Reproduce exactly, and only, the lines of the material below running from the line bearing "Rebuild this chart as a Python" through the line bearing "0.018, 0.017, 0.017]". Leave any pictures out.

(Entries taken from a collection)

▬▬▬

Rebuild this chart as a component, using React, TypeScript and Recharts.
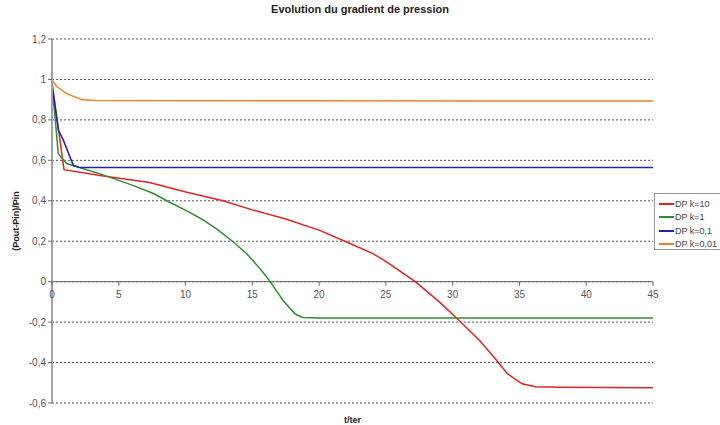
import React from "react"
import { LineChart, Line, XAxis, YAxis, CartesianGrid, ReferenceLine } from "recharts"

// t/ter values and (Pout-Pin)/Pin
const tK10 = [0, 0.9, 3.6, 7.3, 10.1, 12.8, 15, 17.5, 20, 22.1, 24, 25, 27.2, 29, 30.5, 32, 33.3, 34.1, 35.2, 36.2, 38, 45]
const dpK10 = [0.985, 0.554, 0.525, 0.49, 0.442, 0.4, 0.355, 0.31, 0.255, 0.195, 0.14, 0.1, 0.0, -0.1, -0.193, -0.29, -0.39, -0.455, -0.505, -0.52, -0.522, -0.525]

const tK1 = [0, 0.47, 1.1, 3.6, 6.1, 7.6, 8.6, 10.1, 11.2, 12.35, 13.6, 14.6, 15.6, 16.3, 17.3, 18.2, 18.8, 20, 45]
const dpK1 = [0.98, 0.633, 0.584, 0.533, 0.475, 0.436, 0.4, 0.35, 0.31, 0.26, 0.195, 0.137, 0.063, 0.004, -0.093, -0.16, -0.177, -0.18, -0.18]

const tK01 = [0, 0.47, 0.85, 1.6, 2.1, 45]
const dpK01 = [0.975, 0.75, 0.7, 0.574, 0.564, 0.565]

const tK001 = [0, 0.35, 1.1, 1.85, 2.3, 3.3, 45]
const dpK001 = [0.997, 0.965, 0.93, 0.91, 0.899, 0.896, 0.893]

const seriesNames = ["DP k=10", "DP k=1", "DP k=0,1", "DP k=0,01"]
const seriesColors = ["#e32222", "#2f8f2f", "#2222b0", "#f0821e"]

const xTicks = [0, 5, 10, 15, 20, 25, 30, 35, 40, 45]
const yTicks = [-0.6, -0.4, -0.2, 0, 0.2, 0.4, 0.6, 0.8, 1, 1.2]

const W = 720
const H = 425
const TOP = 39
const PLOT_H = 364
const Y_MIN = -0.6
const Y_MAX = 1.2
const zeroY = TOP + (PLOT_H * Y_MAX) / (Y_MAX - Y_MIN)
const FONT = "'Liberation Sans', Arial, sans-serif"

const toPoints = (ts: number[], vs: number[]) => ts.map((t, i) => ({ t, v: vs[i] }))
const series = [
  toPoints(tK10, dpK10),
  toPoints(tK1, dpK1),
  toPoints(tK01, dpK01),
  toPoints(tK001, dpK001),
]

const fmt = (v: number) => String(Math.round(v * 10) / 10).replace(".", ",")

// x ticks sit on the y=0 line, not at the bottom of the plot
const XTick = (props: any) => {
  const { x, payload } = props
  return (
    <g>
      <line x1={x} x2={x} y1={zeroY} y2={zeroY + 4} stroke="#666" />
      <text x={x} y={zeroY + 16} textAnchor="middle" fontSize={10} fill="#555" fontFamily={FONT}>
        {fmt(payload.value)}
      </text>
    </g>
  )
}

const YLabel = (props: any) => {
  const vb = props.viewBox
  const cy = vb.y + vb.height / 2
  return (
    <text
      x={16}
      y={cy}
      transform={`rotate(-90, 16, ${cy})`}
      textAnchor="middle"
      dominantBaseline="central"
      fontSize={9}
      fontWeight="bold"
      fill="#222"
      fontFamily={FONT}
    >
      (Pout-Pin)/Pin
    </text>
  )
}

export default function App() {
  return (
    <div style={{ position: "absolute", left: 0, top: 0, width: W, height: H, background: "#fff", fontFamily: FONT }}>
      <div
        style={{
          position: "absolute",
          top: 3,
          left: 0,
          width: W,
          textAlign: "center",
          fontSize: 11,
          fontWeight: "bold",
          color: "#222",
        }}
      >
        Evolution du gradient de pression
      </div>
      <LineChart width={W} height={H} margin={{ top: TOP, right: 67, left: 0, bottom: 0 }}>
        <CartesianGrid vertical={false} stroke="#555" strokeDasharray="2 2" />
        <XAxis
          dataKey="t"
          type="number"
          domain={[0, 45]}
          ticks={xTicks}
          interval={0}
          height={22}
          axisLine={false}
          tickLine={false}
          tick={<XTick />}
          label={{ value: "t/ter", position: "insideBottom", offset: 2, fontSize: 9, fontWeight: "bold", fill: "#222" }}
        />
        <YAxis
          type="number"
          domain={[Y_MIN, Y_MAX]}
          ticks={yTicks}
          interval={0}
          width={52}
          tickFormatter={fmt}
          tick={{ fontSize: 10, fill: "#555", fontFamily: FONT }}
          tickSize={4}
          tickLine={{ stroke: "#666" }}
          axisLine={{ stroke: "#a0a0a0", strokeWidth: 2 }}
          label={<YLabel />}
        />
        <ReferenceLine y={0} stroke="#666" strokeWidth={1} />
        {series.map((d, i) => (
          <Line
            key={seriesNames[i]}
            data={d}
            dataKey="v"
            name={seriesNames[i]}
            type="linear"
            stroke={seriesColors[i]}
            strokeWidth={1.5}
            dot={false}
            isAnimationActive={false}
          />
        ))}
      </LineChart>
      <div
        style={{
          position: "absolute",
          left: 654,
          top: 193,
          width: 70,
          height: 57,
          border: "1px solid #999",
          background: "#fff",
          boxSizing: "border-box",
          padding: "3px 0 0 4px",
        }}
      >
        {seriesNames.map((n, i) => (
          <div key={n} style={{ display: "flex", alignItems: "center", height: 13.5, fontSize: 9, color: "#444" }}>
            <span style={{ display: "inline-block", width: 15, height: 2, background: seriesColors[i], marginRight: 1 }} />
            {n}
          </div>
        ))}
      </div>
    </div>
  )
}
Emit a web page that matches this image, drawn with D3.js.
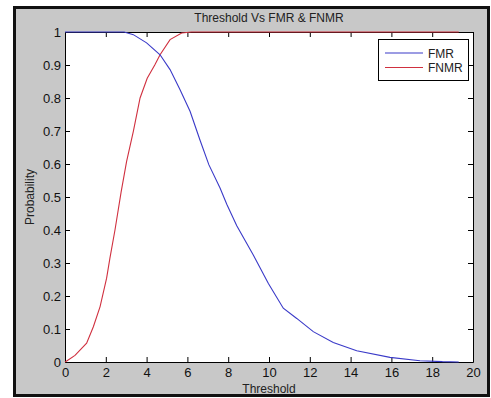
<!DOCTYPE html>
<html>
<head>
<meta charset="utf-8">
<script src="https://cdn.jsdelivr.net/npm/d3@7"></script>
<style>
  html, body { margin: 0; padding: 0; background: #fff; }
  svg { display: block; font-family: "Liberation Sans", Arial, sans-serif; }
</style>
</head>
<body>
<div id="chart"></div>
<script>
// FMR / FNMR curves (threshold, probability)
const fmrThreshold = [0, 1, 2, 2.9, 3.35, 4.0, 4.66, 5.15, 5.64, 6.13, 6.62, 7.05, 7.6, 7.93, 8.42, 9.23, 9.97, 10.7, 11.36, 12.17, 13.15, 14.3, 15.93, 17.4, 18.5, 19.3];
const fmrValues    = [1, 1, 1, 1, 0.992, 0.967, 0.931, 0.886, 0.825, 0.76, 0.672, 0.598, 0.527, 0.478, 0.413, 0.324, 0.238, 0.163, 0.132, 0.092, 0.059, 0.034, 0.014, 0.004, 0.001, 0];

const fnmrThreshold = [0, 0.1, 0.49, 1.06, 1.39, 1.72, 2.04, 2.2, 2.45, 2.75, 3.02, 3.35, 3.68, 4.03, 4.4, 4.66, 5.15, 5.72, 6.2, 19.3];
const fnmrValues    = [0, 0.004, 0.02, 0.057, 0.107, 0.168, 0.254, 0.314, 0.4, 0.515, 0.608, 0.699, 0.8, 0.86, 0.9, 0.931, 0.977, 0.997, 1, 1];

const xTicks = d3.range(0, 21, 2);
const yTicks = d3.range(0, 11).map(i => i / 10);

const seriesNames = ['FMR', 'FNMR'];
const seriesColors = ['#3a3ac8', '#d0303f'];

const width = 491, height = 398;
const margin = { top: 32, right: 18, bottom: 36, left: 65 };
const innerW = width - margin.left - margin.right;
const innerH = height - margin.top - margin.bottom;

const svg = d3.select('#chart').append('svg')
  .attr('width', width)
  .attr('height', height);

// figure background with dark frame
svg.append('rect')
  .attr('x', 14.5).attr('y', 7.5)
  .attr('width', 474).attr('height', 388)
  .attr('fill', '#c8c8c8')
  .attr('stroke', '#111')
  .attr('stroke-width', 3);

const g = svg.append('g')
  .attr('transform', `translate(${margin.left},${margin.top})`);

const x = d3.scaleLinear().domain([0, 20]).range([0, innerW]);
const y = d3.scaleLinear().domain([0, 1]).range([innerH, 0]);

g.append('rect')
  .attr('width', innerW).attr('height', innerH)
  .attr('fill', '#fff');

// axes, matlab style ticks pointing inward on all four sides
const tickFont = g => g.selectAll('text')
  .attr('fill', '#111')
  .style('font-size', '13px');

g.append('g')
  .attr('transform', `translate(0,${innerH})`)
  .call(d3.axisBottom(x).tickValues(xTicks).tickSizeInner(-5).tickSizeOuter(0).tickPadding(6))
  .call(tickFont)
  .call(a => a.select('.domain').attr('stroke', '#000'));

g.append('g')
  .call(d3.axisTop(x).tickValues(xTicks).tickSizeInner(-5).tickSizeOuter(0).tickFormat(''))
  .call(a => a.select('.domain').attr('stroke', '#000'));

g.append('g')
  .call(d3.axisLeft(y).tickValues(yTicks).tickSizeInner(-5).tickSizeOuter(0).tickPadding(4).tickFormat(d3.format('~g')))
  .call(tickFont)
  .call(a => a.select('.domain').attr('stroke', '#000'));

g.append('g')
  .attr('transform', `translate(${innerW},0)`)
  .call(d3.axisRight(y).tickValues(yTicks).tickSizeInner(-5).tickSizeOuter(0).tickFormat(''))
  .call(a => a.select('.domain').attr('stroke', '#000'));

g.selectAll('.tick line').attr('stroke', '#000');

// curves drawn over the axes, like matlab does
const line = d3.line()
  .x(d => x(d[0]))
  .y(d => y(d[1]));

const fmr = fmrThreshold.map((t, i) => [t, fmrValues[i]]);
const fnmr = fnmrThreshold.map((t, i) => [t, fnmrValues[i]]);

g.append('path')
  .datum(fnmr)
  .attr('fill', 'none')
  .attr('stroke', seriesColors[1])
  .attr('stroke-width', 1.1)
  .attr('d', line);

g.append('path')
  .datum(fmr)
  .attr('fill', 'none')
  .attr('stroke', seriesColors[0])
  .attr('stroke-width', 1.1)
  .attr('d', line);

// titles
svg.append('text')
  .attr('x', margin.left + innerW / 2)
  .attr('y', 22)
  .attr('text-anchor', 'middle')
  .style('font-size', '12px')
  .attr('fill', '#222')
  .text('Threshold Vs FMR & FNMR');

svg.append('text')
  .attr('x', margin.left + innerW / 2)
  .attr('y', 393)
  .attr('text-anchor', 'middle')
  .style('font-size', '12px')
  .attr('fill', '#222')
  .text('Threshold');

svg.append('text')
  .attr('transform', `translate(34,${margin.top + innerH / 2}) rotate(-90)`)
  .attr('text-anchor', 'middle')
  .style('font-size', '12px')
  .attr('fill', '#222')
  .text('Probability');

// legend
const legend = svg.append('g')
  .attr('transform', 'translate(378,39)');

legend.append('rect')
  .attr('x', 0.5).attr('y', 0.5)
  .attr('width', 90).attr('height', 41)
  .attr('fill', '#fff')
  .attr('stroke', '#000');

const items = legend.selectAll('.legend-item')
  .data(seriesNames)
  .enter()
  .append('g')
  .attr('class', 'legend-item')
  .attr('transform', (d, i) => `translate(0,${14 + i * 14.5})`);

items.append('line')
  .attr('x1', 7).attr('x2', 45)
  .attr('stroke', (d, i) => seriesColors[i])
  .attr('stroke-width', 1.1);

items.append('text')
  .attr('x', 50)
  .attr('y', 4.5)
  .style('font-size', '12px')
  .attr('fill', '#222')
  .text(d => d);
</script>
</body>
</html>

▬▬▬

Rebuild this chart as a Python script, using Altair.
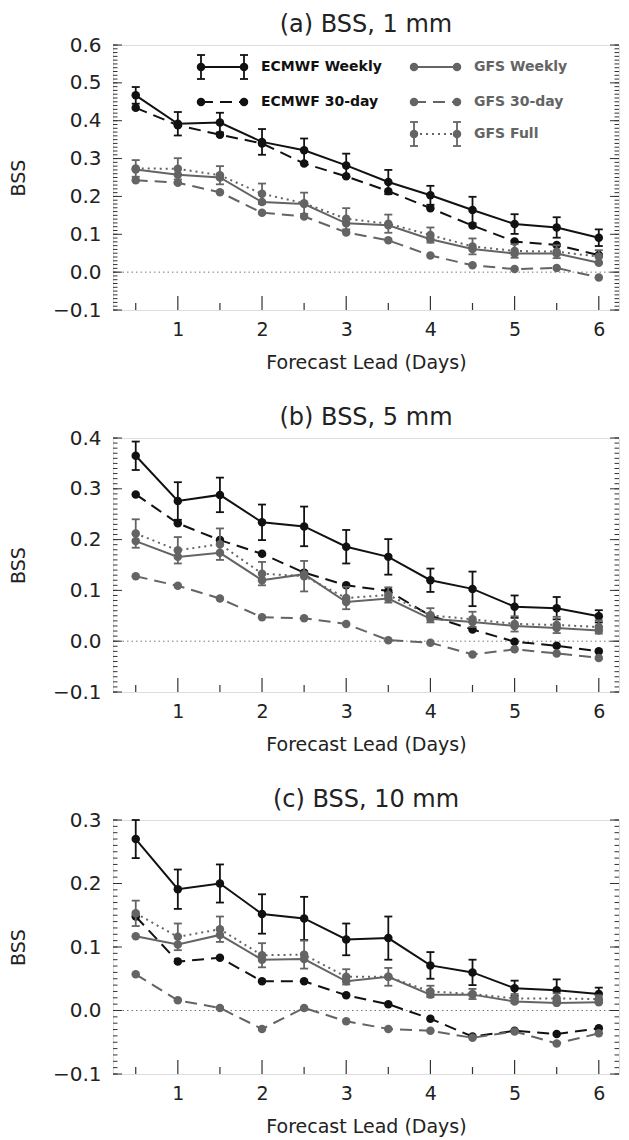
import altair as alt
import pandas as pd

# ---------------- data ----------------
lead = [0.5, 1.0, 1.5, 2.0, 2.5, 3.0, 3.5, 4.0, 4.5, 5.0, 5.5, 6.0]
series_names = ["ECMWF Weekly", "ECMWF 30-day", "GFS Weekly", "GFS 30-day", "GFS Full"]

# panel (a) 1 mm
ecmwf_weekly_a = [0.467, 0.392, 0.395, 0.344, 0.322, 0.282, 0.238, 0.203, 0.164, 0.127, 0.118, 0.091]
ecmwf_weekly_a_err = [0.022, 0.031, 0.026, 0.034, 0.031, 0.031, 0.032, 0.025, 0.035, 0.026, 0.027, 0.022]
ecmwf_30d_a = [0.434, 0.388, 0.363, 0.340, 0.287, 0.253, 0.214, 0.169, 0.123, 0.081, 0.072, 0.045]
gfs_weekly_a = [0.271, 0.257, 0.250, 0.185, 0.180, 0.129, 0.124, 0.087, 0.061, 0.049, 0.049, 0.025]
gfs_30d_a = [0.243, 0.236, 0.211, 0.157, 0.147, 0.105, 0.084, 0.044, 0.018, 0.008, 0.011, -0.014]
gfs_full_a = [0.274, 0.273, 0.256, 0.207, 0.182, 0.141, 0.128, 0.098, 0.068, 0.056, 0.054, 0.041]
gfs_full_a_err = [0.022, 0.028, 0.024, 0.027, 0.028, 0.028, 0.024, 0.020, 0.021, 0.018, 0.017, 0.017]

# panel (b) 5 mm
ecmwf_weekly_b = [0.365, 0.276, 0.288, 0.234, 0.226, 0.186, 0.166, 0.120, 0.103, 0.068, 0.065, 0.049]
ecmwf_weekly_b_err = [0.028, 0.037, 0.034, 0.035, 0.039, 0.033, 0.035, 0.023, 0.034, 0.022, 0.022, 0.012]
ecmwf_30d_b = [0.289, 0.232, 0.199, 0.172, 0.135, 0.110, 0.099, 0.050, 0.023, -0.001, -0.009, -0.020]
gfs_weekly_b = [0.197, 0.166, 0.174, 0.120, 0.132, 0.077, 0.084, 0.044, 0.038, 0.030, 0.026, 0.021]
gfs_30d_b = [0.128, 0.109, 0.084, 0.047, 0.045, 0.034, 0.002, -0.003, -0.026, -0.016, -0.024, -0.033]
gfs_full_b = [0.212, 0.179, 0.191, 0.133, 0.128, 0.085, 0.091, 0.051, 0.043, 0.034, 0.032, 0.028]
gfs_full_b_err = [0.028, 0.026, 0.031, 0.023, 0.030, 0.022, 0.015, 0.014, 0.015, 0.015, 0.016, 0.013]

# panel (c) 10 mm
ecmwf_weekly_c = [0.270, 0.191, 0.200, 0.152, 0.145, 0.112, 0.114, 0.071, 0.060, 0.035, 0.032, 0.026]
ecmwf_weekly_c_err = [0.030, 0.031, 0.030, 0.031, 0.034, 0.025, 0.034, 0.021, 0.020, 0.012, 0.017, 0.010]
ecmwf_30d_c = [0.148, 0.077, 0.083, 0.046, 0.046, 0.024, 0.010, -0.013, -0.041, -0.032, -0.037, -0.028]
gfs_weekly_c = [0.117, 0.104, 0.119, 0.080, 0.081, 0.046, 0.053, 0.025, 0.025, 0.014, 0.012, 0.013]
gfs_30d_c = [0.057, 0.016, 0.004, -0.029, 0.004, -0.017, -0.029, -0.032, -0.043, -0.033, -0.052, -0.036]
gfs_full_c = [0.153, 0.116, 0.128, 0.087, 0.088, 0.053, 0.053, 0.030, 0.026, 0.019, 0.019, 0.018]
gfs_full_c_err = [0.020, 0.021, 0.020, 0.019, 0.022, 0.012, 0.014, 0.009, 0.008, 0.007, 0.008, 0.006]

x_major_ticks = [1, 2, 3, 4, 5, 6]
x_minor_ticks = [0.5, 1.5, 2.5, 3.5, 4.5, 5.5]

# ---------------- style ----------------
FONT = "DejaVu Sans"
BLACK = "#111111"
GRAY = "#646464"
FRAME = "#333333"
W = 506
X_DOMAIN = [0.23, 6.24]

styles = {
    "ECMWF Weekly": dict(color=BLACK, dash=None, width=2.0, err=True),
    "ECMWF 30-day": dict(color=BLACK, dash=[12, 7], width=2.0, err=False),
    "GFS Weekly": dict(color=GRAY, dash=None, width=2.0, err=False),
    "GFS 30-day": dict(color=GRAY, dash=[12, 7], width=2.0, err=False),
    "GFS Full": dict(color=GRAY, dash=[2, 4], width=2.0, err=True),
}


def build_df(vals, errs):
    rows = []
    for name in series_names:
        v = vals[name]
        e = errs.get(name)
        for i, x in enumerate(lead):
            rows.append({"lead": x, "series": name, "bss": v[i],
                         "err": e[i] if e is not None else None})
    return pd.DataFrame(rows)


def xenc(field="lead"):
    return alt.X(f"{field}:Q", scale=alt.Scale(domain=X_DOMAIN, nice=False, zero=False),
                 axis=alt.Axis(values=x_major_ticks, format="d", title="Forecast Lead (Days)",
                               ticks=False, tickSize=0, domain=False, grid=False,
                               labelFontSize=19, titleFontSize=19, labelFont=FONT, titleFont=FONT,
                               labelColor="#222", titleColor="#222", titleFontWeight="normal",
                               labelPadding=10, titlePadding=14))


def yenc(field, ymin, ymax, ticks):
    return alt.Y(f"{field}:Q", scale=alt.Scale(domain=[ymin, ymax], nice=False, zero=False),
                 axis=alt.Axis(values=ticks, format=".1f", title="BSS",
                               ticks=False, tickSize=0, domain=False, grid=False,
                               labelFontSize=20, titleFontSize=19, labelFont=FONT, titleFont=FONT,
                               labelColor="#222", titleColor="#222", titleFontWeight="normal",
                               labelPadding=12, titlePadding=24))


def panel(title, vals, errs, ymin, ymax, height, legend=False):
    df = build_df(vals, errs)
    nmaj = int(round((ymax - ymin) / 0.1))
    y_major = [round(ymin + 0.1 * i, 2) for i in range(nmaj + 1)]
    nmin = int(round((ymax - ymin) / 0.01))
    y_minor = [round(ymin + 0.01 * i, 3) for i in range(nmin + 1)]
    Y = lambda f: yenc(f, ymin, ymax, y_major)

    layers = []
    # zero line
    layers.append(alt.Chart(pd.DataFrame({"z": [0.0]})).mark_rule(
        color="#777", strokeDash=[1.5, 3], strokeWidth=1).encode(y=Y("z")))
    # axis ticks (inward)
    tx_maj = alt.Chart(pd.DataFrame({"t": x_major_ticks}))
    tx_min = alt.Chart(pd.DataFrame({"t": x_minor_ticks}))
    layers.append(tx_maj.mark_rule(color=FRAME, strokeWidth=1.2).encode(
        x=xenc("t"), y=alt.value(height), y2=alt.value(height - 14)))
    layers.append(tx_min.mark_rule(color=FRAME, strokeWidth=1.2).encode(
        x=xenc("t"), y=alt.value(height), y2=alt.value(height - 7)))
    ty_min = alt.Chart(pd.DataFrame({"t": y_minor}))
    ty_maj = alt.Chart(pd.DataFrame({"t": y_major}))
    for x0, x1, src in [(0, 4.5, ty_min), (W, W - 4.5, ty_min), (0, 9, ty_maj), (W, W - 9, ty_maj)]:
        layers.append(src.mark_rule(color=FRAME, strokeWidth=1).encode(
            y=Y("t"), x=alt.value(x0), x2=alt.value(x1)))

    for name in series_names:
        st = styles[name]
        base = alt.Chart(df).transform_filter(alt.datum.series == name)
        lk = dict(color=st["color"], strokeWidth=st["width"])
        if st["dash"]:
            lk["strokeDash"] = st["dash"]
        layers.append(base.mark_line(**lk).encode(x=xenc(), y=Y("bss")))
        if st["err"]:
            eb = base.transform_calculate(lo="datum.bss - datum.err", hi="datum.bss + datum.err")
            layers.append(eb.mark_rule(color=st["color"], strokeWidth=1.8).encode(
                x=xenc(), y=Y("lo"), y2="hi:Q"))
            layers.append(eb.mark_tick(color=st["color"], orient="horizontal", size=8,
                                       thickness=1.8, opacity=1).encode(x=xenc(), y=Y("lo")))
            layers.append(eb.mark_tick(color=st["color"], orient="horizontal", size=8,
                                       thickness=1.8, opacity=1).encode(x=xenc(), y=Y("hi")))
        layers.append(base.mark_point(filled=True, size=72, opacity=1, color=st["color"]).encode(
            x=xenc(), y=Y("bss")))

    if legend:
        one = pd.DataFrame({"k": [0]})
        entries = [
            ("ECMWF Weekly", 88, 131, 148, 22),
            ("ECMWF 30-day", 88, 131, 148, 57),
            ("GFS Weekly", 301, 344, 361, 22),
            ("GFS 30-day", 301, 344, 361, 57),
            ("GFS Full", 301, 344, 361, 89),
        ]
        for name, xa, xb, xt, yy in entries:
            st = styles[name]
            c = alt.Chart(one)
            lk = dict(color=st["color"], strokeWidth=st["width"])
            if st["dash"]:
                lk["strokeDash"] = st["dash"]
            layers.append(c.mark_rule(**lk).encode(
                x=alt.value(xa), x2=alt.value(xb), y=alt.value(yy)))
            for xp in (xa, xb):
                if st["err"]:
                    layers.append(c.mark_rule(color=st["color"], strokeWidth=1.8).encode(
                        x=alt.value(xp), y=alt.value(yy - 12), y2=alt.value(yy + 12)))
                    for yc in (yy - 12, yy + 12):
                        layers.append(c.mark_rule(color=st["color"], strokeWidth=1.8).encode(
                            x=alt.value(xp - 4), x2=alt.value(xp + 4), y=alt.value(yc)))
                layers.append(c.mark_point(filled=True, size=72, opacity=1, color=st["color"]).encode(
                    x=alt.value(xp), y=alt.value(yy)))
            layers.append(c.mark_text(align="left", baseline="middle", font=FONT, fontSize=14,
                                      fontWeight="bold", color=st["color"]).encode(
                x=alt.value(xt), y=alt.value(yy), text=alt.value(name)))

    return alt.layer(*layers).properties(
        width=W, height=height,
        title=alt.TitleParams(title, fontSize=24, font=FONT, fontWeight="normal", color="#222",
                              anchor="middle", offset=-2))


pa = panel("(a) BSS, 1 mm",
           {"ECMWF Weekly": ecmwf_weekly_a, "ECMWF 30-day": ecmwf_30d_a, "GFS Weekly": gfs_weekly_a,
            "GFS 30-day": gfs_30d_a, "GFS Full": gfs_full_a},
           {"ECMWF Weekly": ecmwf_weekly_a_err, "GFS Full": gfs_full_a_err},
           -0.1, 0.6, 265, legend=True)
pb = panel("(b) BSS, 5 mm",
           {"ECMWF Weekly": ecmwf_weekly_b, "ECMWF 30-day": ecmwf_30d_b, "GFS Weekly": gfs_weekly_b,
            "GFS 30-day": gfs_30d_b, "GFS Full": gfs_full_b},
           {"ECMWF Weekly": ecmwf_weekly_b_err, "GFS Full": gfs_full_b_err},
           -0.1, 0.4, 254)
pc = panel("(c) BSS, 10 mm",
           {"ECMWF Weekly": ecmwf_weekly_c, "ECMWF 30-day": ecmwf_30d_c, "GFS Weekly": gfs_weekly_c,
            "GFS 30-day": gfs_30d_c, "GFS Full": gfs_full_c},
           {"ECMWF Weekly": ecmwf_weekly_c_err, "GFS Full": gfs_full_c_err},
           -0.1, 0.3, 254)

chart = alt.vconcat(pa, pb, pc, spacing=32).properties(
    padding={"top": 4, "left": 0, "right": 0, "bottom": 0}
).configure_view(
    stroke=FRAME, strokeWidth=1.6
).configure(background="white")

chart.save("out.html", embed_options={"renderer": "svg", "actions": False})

▬▬▬

• Full output
Rebuild this chart as a Python script, using Altair.
import altair as alt
import pandas as pd

# ---------------- data ----------------
lead = [0.5, 1.0, 1.5, 2.0, 2.5, 3.0, 3.5, 4.0, 4.5, 5.0, 5.5, 6.0]
series_names = ["ECMWF Weekly", "ECMWF 30-day", "GFS Weekly", "GFS 30-day", "GFS Full"]

# panel (a) 1 mm
ecmwf_weekly_a = [0.467, 0.392, 0.395, 0.344, 0.322, 0.282, 0.238, 0.203, 0.164, 0.127, 0.118, 0.091]
ecmwf_weekly_a_err = [0.022, 0.031, 0.026, 0.034, 0.031, 0.031, 0.032, 0.025, 0.035, 0.026, 0.027, 0.022]
ecmwf_30d_a = [0.434, 0.388, 0.363, 0.340, 0.287, 0.253, 0.214, 0.169, 0.123, 0.081, 0.072, 0.045]
gfs_weekly_a = [0.271, 0.257, 0.250, 0.185, 0.180, 0.129, 0.124, 0.087, 0.061, 0.049, 0.049, 0.025]
gfs_30d_a = [0.243, 0.236, 0.211, 0.157, 0.147, 0.105, 0.084, 0.044, 0.018, 0.008, 0.011, -0.014]
gfs_full_a = [0.274, 0.273, 0.256, 0.207, 0.182, 0.141, 0.128, 0.098, 0.068, 0.056, 0.054, 0.041]
gfs_full_a_err = [0.022, 0.028, 0.024, 0.027, 0.028, 0.028, 0.024, 0.020, 0.021, 0.018, 0.017, 0.017]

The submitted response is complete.